I have dataframe df
with daily stock market for 10 years having columns Date
, Open
, Close
.
I want to calculate the daily standard deviation of the close
price. For this the mathematical formula is:
Step1: Calculate the daily interday change of the Close
Step2: Next, calculate the daily standard deviation of the daily interday change (calculated from Step1) for the last 1 year of data
Presently, I have figured out Step1 as per the code below. The column Interday_Close_change
calculates the difference between each row and the value one day ago.
df = pd.DataFrame(data, columns=columns)
df['Close_float'] = df['Close'].astype(float)
df['Interday_Close_change'] = df['Close_float'].diff()
df.fillna('', inplace=True)
Questions:
(a). How to I obtain a column Daily_SD
which finds the standard deviation of the last 252 days (which is 1 year of trading days)? On Excel, we have the formula STDEV.S()
to do this.
(b). The Daily_SD
should begin on the 252th row of the data since that is when the data will have 252 datapoints to calculate from. How do I realize this?
CodePudding user response:
It looks like you are trying to calculate a rolling standard deviation, with the rolling window consisting of previous 252 rows.
Pandas has many .rolling()
methods, including one for standard deviation:
df['Daily_SD'] = df['Interday_Close_change'].rolling(252).std().shift()
If there is less than 252 rows available from which to calculate the standard deviation, the result for the row will be a null value (NaN
). Think about whether you really want to apply the .fillna('')

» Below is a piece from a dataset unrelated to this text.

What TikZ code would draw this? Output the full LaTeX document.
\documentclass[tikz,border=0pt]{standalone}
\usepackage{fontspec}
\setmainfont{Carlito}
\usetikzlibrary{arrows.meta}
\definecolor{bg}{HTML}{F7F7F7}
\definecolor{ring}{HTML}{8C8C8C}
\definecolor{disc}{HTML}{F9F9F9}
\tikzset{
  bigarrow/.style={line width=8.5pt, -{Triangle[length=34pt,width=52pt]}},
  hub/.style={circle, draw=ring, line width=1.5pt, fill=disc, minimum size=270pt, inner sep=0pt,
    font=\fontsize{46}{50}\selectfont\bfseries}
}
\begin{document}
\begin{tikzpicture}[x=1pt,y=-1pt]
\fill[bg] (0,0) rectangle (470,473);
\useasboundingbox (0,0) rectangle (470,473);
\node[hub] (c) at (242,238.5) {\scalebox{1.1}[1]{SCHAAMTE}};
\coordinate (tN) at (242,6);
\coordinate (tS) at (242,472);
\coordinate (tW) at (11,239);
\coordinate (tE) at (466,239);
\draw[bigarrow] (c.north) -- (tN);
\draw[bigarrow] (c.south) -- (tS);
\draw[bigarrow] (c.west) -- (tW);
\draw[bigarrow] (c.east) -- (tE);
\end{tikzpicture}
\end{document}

method to fill null values, as you are doing. That will convert the entire column from a numeric (float
) data type to object
data type.
Without the .shift()
method, the current row's value will be included in calculations. The .shift()

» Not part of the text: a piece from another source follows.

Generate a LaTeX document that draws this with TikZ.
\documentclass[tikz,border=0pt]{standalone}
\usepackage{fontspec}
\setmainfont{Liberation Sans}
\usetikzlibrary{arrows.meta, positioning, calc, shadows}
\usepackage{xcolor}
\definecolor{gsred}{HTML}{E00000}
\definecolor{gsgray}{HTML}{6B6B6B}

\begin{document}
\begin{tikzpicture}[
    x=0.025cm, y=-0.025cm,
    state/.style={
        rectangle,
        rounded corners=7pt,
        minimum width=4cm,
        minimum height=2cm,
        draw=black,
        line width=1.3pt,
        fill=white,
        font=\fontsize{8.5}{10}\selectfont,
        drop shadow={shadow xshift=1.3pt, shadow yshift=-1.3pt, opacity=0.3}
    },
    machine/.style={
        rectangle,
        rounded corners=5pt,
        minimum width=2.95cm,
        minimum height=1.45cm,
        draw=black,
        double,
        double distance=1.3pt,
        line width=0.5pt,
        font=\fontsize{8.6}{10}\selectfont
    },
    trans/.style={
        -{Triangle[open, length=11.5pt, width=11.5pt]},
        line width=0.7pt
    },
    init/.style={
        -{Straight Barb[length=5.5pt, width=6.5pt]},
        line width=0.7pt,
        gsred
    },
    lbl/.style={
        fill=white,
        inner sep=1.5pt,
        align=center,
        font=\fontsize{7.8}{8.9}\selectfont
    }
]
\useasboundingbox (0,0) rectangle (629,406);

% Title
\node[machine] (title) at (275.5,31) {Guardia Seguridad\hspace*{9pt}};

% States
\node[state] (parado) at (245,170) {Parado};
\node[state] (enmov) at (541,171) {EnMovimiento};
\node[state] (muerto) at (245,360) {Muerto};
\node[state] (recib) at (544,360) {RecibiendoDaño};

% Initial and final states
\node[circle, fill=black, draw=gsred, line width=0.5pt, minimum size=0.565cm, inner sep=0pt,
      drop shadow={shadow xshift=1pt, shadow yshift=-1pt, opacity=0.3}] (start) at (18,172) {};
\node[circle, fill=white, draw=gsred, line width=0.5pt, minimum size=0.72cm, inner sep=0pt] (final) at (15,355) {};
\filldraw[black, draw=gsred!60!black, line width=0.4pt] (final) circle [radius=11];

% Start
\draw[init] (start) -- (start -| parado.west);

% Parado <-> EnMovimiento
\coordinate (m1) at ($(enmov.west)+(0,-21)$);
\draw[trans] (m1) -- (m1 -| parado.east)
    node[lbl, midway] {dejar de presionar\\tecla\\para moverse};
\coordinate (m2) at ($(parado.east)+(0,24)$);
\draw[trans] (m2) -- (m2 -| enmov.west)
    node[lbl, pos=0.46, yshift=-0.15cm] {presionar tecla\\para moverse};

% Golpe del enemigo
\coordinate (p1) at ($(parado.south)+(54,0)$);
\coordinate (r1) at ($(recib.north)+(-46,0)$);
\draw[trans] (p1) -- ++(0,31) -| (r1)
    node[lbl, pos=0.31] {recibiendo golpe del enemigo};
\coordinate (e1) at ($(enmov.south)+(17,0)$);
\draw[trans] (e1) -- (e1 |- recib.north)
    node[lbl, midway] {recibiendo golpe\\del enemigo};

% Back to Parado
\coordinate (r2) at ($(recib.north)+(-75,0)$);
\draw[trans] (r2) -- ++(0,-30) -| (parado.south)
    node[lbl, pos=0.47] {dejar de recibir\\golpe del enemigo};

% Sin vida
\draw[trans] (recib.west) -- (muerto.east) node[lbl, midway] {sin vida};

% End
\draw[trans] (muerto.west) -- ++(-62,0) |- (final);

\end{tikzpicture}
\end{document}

method will shift all rolling standard deviation values down by 1 row, so the current row's result will be the standard deviation of the previous 252 rows, as you want.
with pandas
version >= 1.2 you can use this instead:
df['Daily_SD'] = df['Interday_Close_change'].rolling(252, closed='left').std()
The closed=left
parameter will exclude the last point in the window from calculations.